Tuesday, May 17, 2011

Dominique Strauss-Kahn

I suppose it is necessary to say something about the bombshell that dropped in New York last Saturday with the arrest of Dominique Strauss-Kahn (DSK), French head of the International Monetary Fund.
I leave the eventual resolution of this senseless and tragic affair to the lawyers and prosecutors of New York City.
But, I believe we can all have sympathy for the victim, no matter the outcome, because she was assaulted, as DSK has today admitted, and she is apparently an immigrant from Senegal, 32 years old, and working her way through life as a single parent with a teenage child. She has been brave, and I salute her for her courage.

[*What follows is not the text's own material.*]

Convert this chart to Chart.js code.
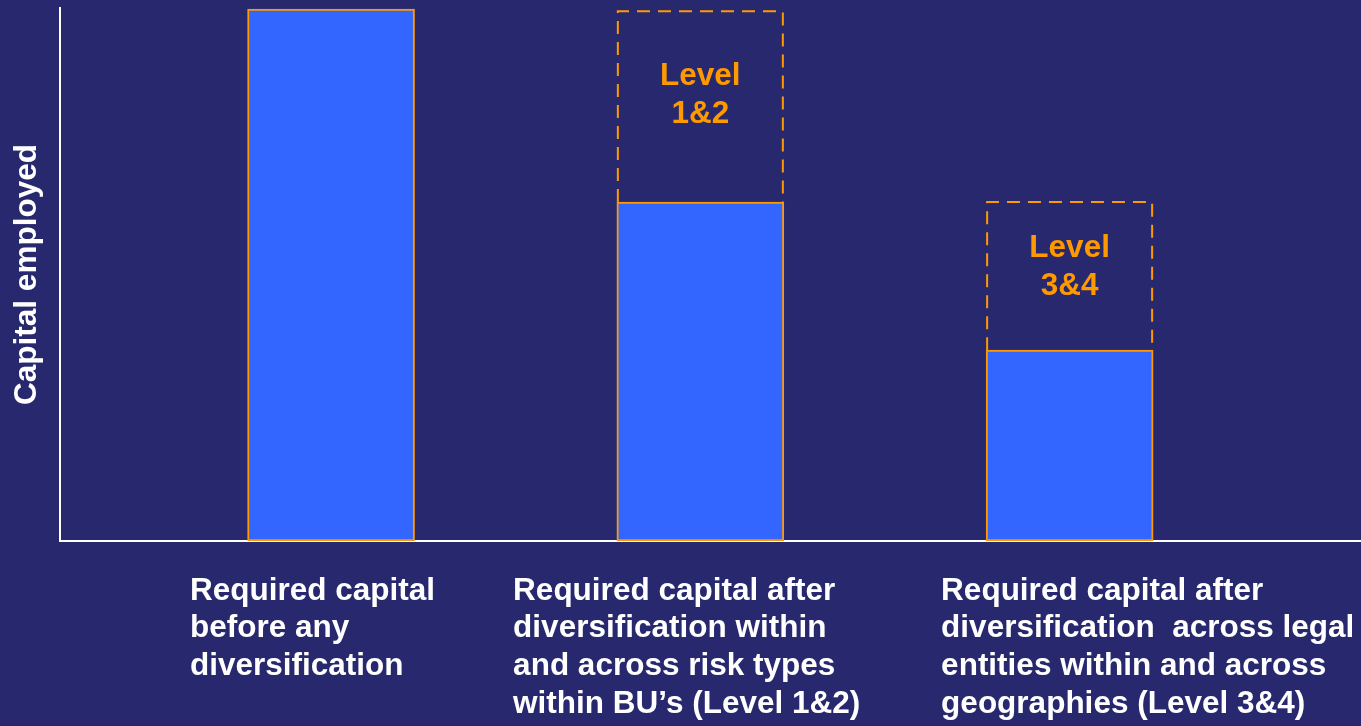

As for DSK, he is surely the best example we’ve had in many years of perfect self-destruction. He is charged with attempted rape, criminal sexual acts, sexual abuse, forcible touching and false imprisonment.
While the leaders of the French political left continue to ask for patience and withholding of judgment, it is clear they have been placed in a quandary that will probably make it impossible for them to win the French 2012 presidential election, as was forecast with DSK as their candidate. Their other on-the-air pastime is to attack the American justice system - for doing its job in protecting American citizens, one presumes.
The French conservatives, led by President Sarkozy, have been amazingly prudent, not using the affair for political ends. Today, Sarkozy and the French Prime Minister called again for unity, decorum and getting on with the job of governing France.
Last night on a French TV program that focuses on politics and is panelled by senior French journalists and pollsters, the mood was somber. They were surprising in their condemnation of DSK, because in France as elsewhere journalists tend to be left-leaning.  
To summarize their conclusions :
1. DSK is finished politically.
2. The best chance for the left is in Francois Holland, a former Socialist Party president and candidate for the 2012 election, or Segolene Royal, who lost to Sarkozy in 2007, both of whom have always separated themselves from DSK and gone their own ways toward 2012.
3. Sarkozy’s conservative UMP party needs to be quiet, not use the affair politically, and hope that French voters don’t paint all politicians with the DSK brush and stay away from the voting booths in hoards.
4. The real winner in all this is the extreme right, the Front National, already gaining ground toward 2012, whose candidate, Marine le Pen, will benefit from her party’s traditional stance against the “political elite” that rules France without much thought for ordinary citizens. If French voters don’t turn out in normal numbers, le Pen could pull off an historic upset.